Leading Article: Lib Dems need a change of clothes
HISTORIANS may find a sad irony in the timing of the Liberal Democrats' resurgence. They may judge that a breakthrough in popular support for the party in reality disguised serious decay. Success in the South-west of England may prove to have been no more than another false dawn. The real sign of these times may emerge to be the last-minute defection to Labour of the Liberal Democrat candidate for Newham North East.
That parliamentary seat was once held by Reg Prentice, a former Labour minister. His defection to the Tories in 1977 foreshadowed more numerous and important departures to the SDP by those frustrated with the leftward drift of the Labour Party. Alec Kellaway's decision on Wednesday to desert the Liberal Democrats may signal the beginnings of the opposite phenomenon. Labour policy is now so difficult to distinguish from Liberal Democrat views that Mr Kellaway threw his lot in with what he called the 'main social democratic party'.

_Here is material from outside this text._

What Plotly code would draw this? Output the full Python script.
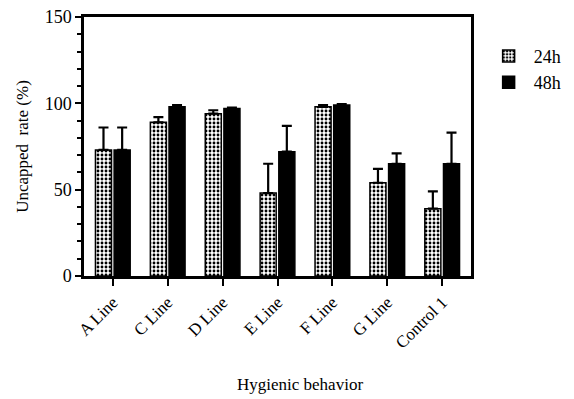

His action was, like Mr Prentice's, more than just the bizarre behaviour of a maverick. It dramatised a dilemma that many Liberal Democrat supporters feel, particularly those who came from the SDP. They abandoned Labour in 1981, convinced that a once broad church had turned into a left-wing sect. Yet most of the arguments prompting that separation - over internal party democracy, unilateralism, Europe and the creation of a mixed economy - have now been settled in favour of the SDP rebels in spite of their absence. With the ascendancy of Tony Blair, the Liberal Democrats will find it increasingly difficult to offer reasons why their carefully nurtured supporters should not instead choose the red rose.
The Liberal Democrats must act quickly to avoid such a threat. Once already this century they have suffered political destruction at the hands of the Labour Party. Although blessed with the brains of Keynes and Beveridge, the Liberals failed after 1918 to win backing from millions of newly enfranchised working-class voters. Now they face the possibility of surrendering gains in middle England to a Labour Party that seems, after Neil Kinnock and John Smith, poised to reawaken its sympathy for Britain's southern reaches.
The continuing success of the Liberal Democrats depends on their creating a distinctive message that appeals more than Mr Blair to these voters. They should look for ideas to the party of William Gladstone. His radical philosophy combined social and economic liberalism with constitutional reform. The Liberal Party represented belief in low taxation, free markets and reducing the role of the state. It also stood for individual freedom. This distinguished the party from the Tories, who have never been able to overcome a desire to order people about.
Gladstone's principles offer inspiration for a new, clear Liberalism that would surely appeal to many British people, regardless of Labour efforts to turn British politics into a two-horse race.